» **TASK GOAL**:
Extract, in full, the lines below, beginning at the first and ending with the line that contains "151], [168, 28]];". Pictures do not belong in the copy.

» **RECORDS FOR THIS EXERCISE**:

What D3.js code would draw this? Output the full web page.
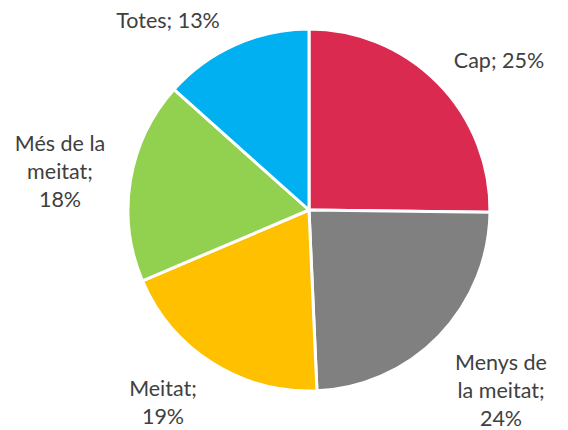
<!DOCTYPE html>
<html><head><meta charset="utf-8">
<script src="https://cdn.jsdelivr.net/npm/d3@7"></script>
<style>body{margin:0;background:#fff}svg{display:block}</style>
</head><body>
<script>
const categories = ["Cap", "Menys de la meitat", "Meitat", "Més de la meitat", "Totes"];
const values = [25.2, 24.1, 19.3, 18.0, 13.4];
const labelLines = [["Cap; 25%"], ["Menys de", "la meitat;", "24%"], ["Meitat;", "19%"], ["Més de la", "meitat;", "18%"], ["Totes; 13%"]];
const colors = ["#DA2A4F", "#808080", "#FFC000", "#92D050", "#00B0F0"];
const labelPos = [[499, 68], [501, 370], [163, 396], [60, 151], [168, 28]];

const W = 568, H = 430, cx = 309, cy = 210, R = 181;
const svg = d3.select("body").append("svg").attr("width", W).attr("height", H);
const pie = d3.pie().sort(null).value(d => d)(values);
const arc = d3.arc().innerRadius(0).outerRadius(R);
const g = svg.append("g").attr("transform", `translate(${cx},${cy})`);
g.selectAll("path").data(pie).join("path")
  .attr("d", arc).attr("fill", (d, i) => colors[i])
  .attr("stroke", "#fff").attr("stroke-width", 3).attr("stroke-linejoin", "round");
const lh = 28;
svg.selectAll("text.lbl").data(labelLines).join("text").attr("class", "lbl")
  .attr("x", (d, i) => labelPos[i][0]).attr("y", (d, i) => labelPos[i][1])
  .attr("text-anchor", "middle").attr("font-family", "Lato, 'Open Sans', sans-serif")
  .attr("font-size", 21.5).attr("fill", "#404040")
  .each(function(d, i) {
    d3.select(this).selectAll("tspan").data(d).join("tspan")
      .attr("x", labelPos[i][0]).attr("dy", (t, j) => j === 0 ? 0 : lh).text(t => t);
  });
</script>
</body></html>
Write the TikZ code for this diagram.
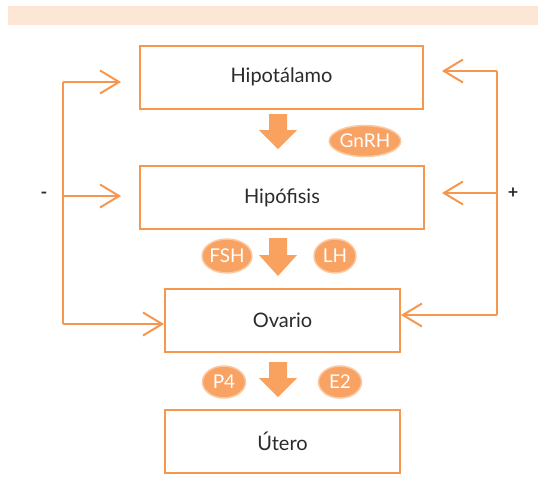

» **OUTPUT**:
What D3.js code would draw this? Output the full web page.
<!DOCTYPE html>
<html><head><meta charset="utf-8">
<script src="https://cdn.jsdelivr.net/npm/d3@7"></script>
<style>body{margin:0;background:#fff}svg{display:block}</style>
</head><body>
<script>
const categories = ["Cap", "Menys de la meitat", "Meitat", "Més de la meitat", "Totes"];
const values = [25.2, 24.1, 19.3, 18.0, 13.4];
const labelLines = [["Cap; 25%"], ["Menys de", "la meitat;", "24%"], ["Meitat;", "19%"], ["Més de la", "meitat;", "18%"], ["Totes; 13%"]];
const colors = ["#DA2A4F", "#808080", "#FFC000", "#92D050", "#00B0F0"];
const labelPos = [[499, 68], [501, 370], [163, 396], [60, 151], [168, 28]];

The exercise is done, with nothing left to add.